* [EXERCISE DATA]
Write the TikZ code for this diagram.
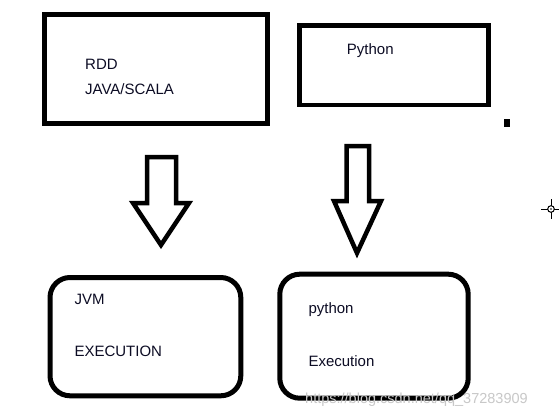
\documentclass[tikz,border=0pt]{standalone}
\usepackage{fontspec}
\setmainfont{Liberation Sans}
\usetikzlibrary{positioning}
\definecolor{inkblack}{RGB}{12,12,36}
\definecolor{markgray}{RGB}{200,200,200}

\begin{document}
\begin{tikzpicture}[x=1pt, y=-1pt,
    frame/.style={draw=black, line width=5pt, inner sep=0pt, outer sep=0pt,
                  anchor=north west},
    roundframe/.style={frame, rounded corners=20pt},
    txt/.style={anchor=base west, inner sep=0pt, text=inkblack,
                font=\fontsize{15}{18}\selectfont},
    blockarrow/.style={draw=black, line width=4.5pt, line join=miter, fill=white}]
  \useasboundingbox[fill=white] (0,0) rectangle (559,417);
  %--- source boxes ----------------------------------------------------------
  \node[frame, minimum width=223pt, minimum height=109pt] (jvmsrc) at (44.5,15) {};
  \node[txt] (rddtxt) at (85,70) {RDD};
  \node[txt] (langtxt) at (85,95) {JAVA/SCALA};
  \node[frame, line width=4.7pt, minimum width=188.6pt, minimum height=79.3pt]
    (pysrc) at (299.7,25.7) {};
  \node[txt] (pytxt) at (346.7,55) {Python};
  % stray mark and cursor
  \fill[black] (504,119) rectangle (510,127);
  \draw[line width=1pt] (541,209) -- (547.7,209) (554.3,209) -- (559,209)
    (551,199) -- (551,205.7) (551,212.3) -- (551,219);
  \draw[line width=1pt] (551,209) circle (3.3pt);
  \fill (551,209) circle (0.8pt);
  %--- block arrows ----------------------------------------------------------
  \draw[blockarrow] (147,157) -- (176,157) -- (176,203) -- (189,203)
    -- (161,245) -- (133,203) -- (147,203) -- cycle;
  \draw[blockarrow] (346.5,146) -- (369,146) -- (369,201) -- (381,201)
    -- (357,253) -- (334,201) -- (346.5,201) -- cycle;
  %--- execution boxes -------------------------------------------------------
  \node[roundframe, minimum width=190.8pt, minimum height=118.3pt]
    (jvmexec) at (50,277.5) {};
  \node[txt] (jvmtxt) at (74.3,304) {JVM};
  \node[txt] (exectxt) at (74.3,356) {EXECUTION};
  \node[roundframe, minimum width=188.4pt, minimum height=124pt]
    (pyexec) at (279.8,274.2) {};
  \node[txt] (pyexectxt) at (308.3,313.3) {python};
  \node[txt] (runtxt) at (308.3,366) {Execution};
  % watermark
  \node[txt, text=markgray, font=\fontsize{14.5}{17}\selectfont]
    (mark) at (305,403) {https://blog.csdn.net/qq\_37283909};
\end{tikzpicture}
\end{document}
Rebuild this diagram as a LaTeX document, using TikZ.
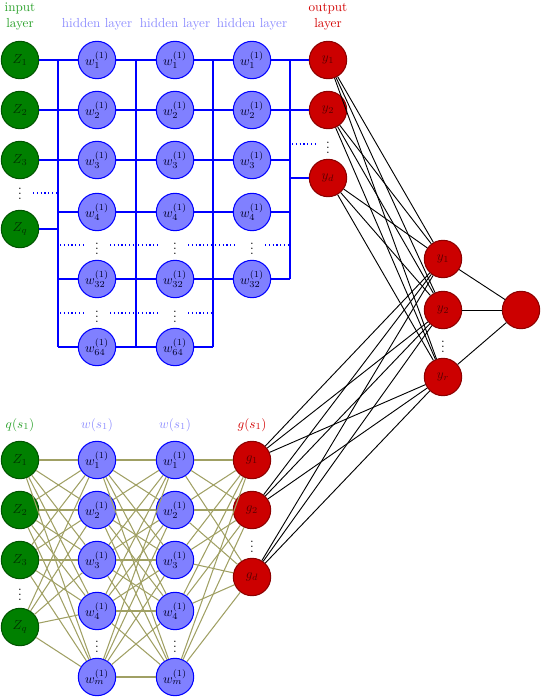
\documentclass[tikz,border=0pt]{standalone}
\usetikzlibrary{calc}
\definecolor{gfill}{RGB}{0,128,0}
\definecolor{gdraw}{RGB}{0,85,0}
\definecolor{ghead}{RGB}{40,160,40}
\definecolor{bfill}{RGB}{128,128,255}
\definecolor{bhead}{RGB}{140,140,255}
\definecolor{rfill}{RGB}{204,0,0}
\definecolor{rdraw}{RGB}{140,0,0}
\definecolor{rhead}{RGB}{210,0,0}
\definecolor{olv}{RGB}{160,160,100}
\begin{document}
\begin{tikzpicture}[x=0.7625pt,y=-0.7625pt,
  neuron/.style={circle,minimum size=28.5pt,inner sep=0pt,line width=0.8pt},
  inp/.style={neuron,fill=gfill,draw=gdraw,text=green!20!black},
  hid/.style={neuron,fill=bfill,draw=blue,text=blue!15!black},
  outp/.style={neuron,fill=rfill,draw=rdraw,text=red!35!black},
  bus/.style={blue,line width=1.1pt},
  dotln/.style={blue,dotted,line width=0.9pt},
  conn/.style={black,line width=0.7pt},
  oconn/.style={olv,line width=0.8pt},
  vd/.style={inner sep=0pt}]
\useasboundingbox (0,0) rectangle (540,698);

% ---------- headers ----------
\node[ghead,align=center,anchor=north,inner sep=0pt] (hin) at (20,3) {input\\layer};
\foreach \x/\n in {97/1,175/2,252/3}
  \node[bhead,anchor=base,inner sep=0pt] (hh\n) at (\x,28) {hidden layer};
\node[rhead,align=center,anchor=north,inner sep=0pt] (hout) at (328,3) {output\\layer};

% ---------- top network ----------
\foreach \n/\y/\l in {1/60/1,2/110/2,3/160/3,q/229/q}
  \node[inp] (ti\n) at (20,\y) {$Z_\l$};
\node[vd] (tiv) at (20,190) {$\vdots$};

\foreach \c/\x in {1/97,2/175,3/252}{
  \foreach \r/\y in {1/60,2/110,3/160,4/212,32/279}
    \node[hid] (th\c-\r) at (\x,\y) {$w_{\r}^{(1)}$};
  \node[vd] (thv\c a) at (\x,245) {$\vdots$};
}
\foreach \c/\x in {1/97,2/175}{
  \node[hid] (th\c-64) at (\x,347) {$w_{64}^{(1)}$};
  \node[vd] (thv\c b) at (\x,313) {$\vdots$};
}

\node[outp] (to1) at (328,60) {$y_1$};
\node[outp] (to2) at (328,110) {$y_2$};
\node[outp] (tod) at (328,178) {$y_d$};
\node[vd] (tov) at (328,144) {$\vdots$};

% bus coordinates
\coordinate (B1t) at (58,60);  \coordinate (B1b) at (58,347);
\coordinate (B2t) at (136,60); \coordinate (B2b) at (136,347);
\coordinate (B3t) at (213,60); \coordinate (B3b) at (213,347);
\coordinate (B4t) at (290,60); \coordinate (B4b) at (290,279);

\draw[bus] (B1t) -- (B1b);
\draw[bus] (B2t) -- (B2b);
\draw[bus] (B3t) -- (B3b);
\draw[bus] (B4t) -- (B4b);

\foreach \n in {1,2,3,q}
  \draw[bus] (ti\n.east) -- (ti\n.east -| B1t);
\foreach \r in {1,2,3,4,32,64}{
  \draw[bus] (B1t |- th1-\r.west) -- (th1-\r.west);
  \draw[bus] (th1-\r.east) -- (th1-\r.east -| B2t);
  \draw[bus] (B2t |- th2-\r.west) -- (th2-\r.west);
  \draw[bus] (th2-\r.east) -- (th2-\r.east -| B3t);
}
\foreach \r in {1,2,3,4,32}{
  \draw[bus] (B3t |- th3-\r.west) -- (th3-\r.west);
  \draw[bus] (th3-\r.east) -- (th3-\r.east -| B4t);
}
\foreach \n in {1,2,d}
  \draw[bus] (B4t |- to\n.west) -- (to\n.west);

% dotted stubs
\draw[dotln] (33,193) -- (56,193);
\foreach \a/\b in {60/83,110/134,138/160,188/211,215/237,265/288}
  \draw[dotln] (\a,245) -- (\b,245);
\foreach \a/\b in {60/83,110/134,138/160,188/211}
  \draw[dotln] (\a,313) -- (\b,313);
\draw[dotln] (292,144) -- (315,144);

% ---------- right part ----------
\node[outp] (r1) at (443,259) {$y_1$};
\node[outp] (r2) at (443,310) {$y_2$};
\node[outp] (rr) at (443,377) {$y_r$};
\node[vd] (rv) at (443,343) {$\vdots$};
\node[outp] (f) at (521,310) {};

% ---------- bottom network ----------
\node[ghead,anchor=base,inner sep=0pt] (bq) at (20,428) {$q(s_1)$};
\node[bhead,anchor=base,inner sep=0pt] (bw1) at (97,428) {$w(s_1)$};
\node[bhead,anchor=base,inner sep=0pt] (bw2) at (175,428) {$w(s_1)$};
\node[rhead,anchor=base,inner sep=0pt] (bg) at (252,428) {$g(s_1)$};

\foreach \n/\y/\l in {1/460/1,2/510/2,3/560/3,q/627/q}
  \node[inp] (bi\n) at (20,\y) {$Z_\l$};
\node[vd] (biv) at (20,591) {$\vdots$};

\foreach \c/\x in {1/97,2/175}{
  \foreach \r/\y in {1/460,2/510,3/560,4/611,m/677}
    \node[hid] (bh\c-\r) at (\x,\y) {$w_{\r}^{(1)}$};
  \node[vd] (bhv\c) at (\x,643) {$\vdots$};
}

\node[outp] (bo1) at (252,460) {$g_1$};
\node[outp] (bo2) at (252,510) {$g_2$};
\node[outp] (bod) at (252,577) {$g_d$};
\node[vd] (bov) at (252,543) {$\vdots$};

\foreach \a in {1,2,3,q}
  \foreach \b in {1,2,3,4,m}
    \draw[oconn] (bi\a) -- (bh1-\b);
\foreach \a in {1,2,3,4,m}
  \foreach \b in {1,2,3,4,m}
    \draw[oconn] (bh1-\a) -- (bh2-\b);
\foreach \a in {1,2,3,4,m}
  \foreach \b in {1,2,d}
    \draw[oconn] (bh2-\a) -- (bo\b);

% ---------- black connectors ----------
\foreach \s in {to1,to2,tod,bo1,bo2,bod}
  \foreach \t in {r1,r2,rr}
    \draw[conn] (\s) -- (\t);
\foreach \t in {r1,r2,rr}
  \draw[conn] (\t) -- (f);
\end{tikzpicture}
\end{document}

* [DIRECTIONS FOR THIS TASK] Copy out every line with the word "diagram".

* [FULL RESPONSE]
Write the TikZ code for this diagram.
Rebuild this diagram as a LaTeX document, using TikZ.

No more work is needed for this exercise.